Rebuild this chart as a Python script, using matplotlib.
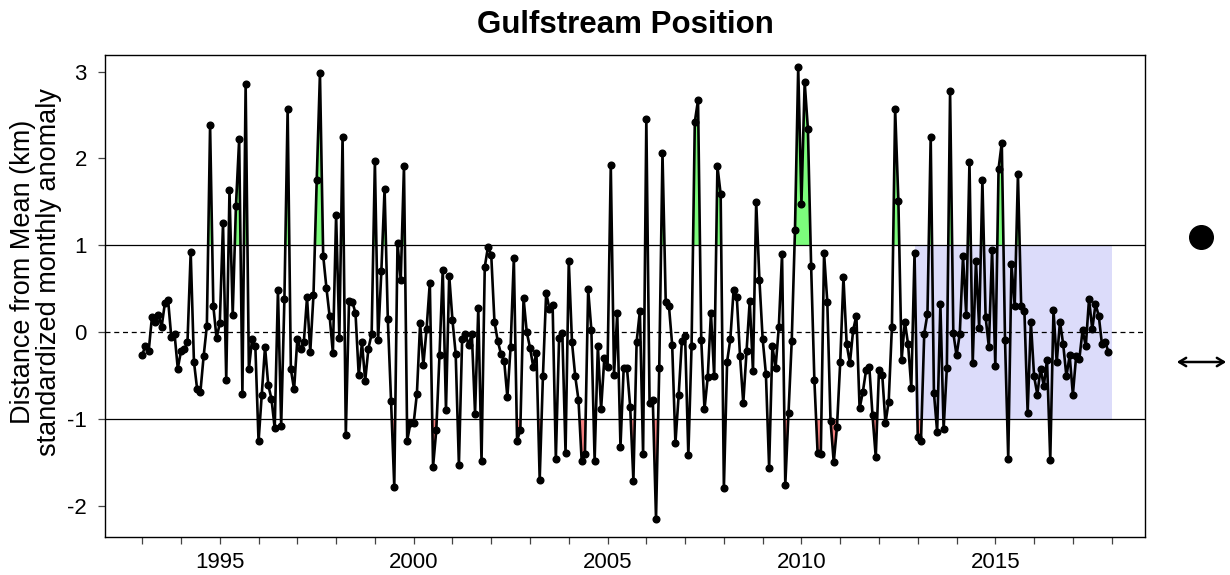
import numpy as np
import matplotlib
matplotlib.use("Agg")
import matplotlib.pyplot as plt
from matplotlib.ticker import FixedLocator

plt.rcParams['font.family'] = ['Liberation Sans', 'DejaVu Sans']

# monthly standardized anomaly, Jan 1993 .. Dec 2017 (one row per year)
start_year = 1993
anom_1993_1997 = [
    -0.26, -0.16, -0.22, 0.17, 0.11, 0.20, 0.06, 0.33, 0.37, -0.06, -0.02, -0.42,
    -0.22, -0.20, -0.12, 0.92, -0.34, -0.66, -0.69, -0.28, 0.07, 2.38, 0.30, -0.07,
    0.10, 1.25, -0.55, 1.63, 0.20, 1.45, 2.22, -0.71, 2.86, -0.43, -0.08, -0.16,
    -1.26, -0.72, -0.17, -0.61, -0.77, -1.11, 0.48, -1.08, 0.38, 2.57, -0.43, -0.66,
    -0.08, -0.20, -0.12, 0.40, -0.23, 0.43, 1.75, 2.98, 0.88, 0.51, 0.18, -0.24,
]
anom_1998_2002 = [
    1.35, -0.07, 2.25, -1.18, 0.36, 0.35, 0.22, -0.50, -0.12, -0.56, -0.19, -0.02,
    1.97, -0.09, 0.70, 1.65, 0.15, -0.79, -1.78, 1.03, 0.60, 1.91, -1.25, -1.05,
    -1.05, -0.71, 0.10, -0.38, 0.04, 0.57, -1.55, -1.13, -0.26, 0.72, -0.90, 0.65,
    0.14, -0.25, -1.53, -0.08, -0.02, -0.15, -0.02, -0.94, 0.28, -1.49, 0.75, 0.98,
    0.89, 0.12, -0.10, -0.25, -0.33, -0.75, -0.17, 0.85, -1.25, -1.13, 0.39, 0.00,
]
anom_2003_2007 = [
    -0.18, -0.40, -0.24, -1.70, -0.51, 0.45, 0.27, 0.31, -1.46, -0.07, -0.01, -1.39,
    0.82, -0.12, -0.51, -0.78, -1.49, -1.41, 0.49, 0.02, -1.48, -0.16, -0.89, -0.30,
    -0.40, 1.92, -0.50, 0.22, -1.32, -0.41, -0.41, -0.86, -1.71, -0.11, 0.24, -1.41,
    2.45, -0.82, -0.78, -2.15, -0.41, 2.06, 0.35, 0.30, -0.15, -1.28, -0.73, -0.10,
    -0.05, -1.42, -0.16, 2.42, 2.67, -0.09, -0.89, -0.52, 0.22, -0.51, 1.91, 1.59,
]
anom_2008_2012 = [
    -1.80, -0.34, -0.08, 0.48, 0.40, -0.28, -0.82, -0.22, 0.36, -0.45, 1.50, 0.60,
    -0.08, -0.48, -1.56, -0.16, -0.41, 0.06, 0.90, -1.76, -0.93, -0.10, 1.17, 3.05,
    1.48, 2.88, 2.34, 0.76, -0.55, -1.39, -1.40, 0.91, 0.35, -1.02, -1.50, -1.09,
    -0.35, 0.63, -0.14, -0.36, 0.02, 0.19, -0.88, -0.69, -0.44, -0.40, -0.96, -1.44,
    -0.44, -0.49, -1.05, -0.80, 0.06, 2.57, 1.51, -0.32, 0.12, -0.14, -0.64, 0.91,
]
anom_2013_2017 = [
    -1.21, -1.25, -0.02, 0.21, 2.25, -0.70, -1.15, 0.32, -1.12, -0.41, 2.77, -0.01,
    -0.27, -0.02, 0.87, 0.20, 1.96, -0.36, 0.82, 0.05, 1.75, 0.17, -0.17, 0.95,
    -0.39, 1.88, 2.18, -0.09, -1.46, 0.78, 0.30, 1.82, 0.30, 0.24, -0.93, 0.12,
    -0.51, -0.72, -0.42, -0.62, -0.32, -1.47, 0.25, -0.35, 0.12, -0.14, -0.51, -0.27,
    -0.72, -0.28, -0.31, 0.02, -0.16, 0.38, 0.03, 0.32, 0.19, -0.14, -0.11, -0.23,
]

# recent-period box
box_start = 2012.92
box_end = 2018.0
box_lo, box_hi = -1, 1

year_ticks = list(range(1993, 2019))
year_labels = [1995, 2000, 2005, 2010, 2015]
y_ticks = [-2, -1, 0, 1, 2, 3]

anom = np.array(anom_1993_1997 + anom_1998_2002 + anom_2003_2007 +
                anom_2008_2012 + anom_2013_2017)
t = start_year + np.arange(len(anom)) / 12.0

fig = plt.figure(figsize=(12.3, 5.75), dpi=100)
ax = fig.add_axes([105/1230, 38/575, 1040/1230, 482/575])

ax.fill_between([box_start, box_end], box_lo, box_hi, color='#DCDCFA', lw=0, zorder=0)

ax.fill_between(t, anom, 1, where=anom > 1, interpolate=True,
                color='#7CFC7C', lw=0, zorder=1)
ax.fill_between(t, anom, -1, where=anom < -1, interpolate=True,
                color='#F47F7F', lw=0, zorder=1)

ax.axhline(1, color='black', lw=0.9, zorder=2)
ax.axhline(-1, color='black', lw=0.9, zorder=2)
ax.axhline(0, color='black', lw=0.9, ls=(0, (4, 3)), zorder=2)

ax.plot(t, anom, color='black', lw=1.9, marker='o', ms=4.8, zorder=3)

ax.set_xlim(1992.04, 2018.86)
ax.set_ylim(-2.36, 3.19)

ax.xaxis.set_major_locator(FixedLocator(year_labels))
ax.xaxis.set_minor_locator(FixedLocator([y for y in year_ticks if y not in year_labels]))
ax.set_xticklabels([str(y) for y in year_labels])
ax.set_yticks(y_ticks)
ax.set_yticklabels([str(v) for v in y_ticks])
ax.tick_params(axis='both', which='both', direction='out', length=5, width=0.9,
               labelsize=16, color='#444444')
ax.tick_params(axis='x', pad=6)
ax.tick_params(axis='y', pad=8)
for s in ax.spines.values():
    s.set_linewidth(1.0)

ax.set_title('Gulfstream Position', fontsize=22.5, fontweight='bold', pad=16)
ax.set_ylabel('Distance from Mean (km)\nstandardized monthly anomaly',
              fontsize=19.5, linespacing=1.0)
ax.yaxis.set_label_coords(-0.041, 0.55)

# right-hand symbols
fig.lines.append(plt.Line2D([1201/1230], [1 - 237/575], transform=fig.transFigure,
                            marker='o', ms=17, color='black', ls='none'))
ax.annotate('', xy=(1229/1230, 1 - 362/575), xytext=(1174/1230, 1 - 362/575),
            xycoords='figure fraction', textcoords='figure fraction',
            arrowprops=dict(arrowstyle='<->,head_length=0.5,head_width=0.3',
                            lw=1.8, color='black'))

fig.savefig('out.png', dpi=100)
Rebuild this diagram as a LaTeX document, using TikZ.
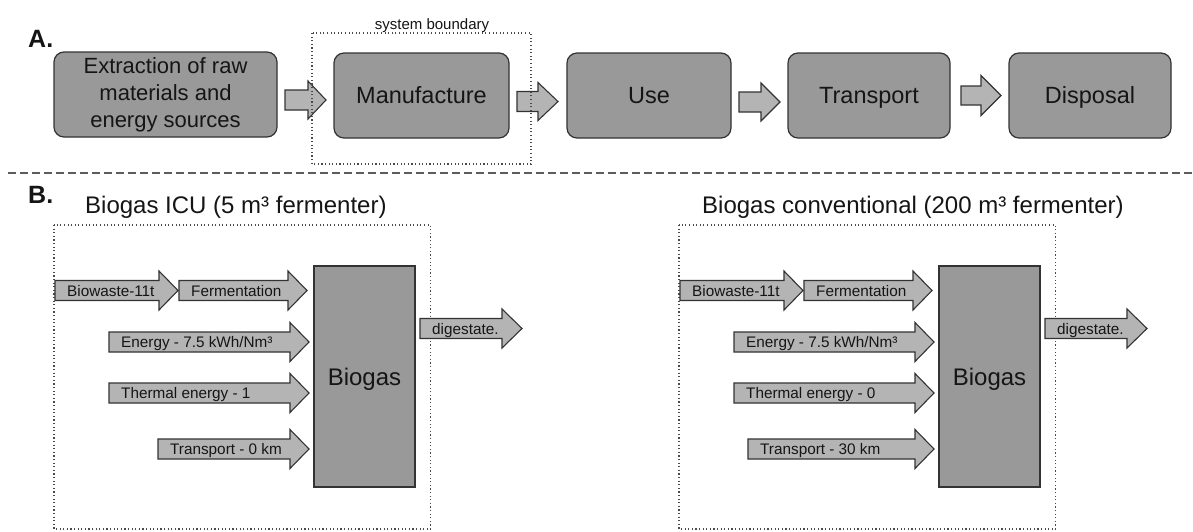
\documentclass[tikz,border=0pt]{standalone}
\usepackage{fontspec}
\setmainfont{Liberation Sans}
\definecolor{boxgray}{HTML}{999999}
\definecolor{arrgray}{HTML}{B4B4B4}
\definecolor{edgec}{HTML}{333333}
\definecolor{dotc}{HTML}{4A4A4A}
\definecolor{txtc}{HTML}{151515}
\newcommand\fatarr[6]{\draw[arrowshape] (#1,#4-#5) -- (#2,#4-#5) -- (#2,#4-#6) -- (#3,#4) -- (#2,#4+#6) -- (#2,#4+#5) -- (#1,#4+#5) -- cycle;}
\newcommand\labarr[6]{\fatarr{#2}{#3}{#4}{#5}{10}{19.5}\node[arrlabel] (#1) at (#2+12,#5+5.5) {#6};}
\begin{document}
\begin{tikzpicture}[x=1pt,y=-1pt,
  stage/.style={draw=edgec, fill=boxgray, line width=1.2pt, rounded corners=10pt,
    inner sep=0pt, text=txtc, font=\fontsize{23.5}{28}\selectfont,
    text height=16.8pt, text depth=0pt, minimum height=85pt},
  procbox/.style={draw=edgec, fill=boxgray, line width=1.2pt, inner sep=0pt,
    text=txtc, font=\fontsize{24}{28}\selectfont, text height=17.2pt, text depth=0pt,
    minimum width=101pt, minimum height=221pt},
  arrowshape/.style={draw=edgec, fill=arrgray, line width=1.1pt, line join=miter},
  arrlabel/.style={anchor=base west, inner sep=0pt, text=txtc, font=\fontsize{15.3}{18}\selectfont},
  bound/.style={draw=dotc, line width=1.1pt, dash pattern=on 1.1pt off 2.5pt},
  sepline/.style={draw=dotc!90, line width=1.5pt, dash pattern=on 8pt off 4pt},
  paneltitle/.style={anchor=base west, inner sep=0pt, text=txtc, font=\fontsize{24}{28}\selectfont},
  partlabel/.style={anchor=base west, inner sep=0pt, text=txtc, font=\fontsize{25}{28}\selectfont\bfseries}
]
\useasboundingbox (0,0) rectangle (1193,531);
\fill[white] (0,0) rectangle (1193,531);

% ---------- Part A ----------
\node[partlabel] (labA) at (28,47) {A.};
\node[stage, minimum width=223pt, text height=, text depth=, align=center,
      font=\fontsize{22}{27}\selectfont] (ext) at (165.5,94.5)
      {Extraction of raw\\materials and\\energy sources};
\node[stage, minimum width=175pt] (man) at (421.5,95.5) {Manufacture};
\node[stage, minimum width=164pt] (use) at (649,95.5) {Use};
\node[stage, minimum width=162pt] (tra) at (869,95.5) {Transport};
\node[stage, minimum width=162pt] (dis) at (1090,95.5) {Disposal};

\fatarr{285}{308}{326}{100}{10}{19}
\fatarr{517}{538}{558}{101.5}{10}{19}
\fatarr{739}{761}{780}{102}{10}{19}
\fatarr{961}{981}{1001}{95.5}{9.5}{20}

\draw[bound] (312,33) rectangle (531,164);
\node[anchor=base, inner sep=0pt, text=txtc, font=\fontsize{15}{18}\selectfont] (sb) at (432,29.5) {system boundary};

\draw[sepline] (8,173) -- (1193,173);

% ---------- Part B ----------
\node[partlabel] (labB) at (28,203) {B.};
\node[paneltitle] (t1) at (85,213) {Biogas ICU (5 m³ fermenter)};
\node[paneltitle] (t2) at (702,213) {Biogas conventional (200 m³ fermenter)};

\draw[bound] (54,225) rectangle (430.5,529);
\draw[bound] (679,225) rectangle (1055.5,529);

% left panel
\node[procbox] (bg1) at (364.5,376.5) {Biogas};
\labarr{bw1}{55}{159}{178}{290.5}{Biowaste-11t}
\labarr{fe1}{179}{288}{307}{290.5}{Fermentation}
\labarr{en1}{109}{290}{309}{342}{Energy - 7.5 kWh/Nm³}
\labarr{th1}{109}{290}{309}{393}{Thermal energy - 1}
\labarr{tr1}{158}{290}{309}{449}{Transport - 0 km}
\labarr{di1}{420}{502}{522}{328.5}{digestate.}

% right panel
\node[procbox] (bg2) at (989.5,376.5) {Biogas};
\labarr{bw2}{680}{784}{803}{290.5}{Biowaste-11t}
\labarr{fe2}{804}{913}{932}{290.5}{Fermentation}
\labarr{en2}{734}{915}{934}{342}{Energy - 7.5 kWh/Nm³}
\labarr{th2}{734}{915}{934}{393}{Thermal energy - 0}
\labarr{tr2}{748}{915}{934}{449}{Transport - 30 km}
\labarr{di2}{1045}{1127}{1147}{328.5}{digestate.}
\end{tikzpicture}
\end{document}
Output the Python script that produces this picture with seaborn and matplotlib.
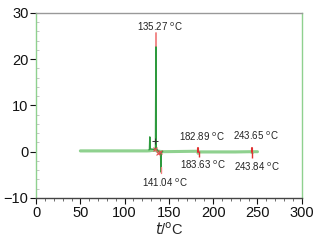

+--

### Exercise description
Within the material above, find the lines that contain the word "using"; copy them.

### Solution to this problem
Rebuild this chart as a Python script, using matplotlib.
Rebuild this diagram as a LaTeX document, using TikZ.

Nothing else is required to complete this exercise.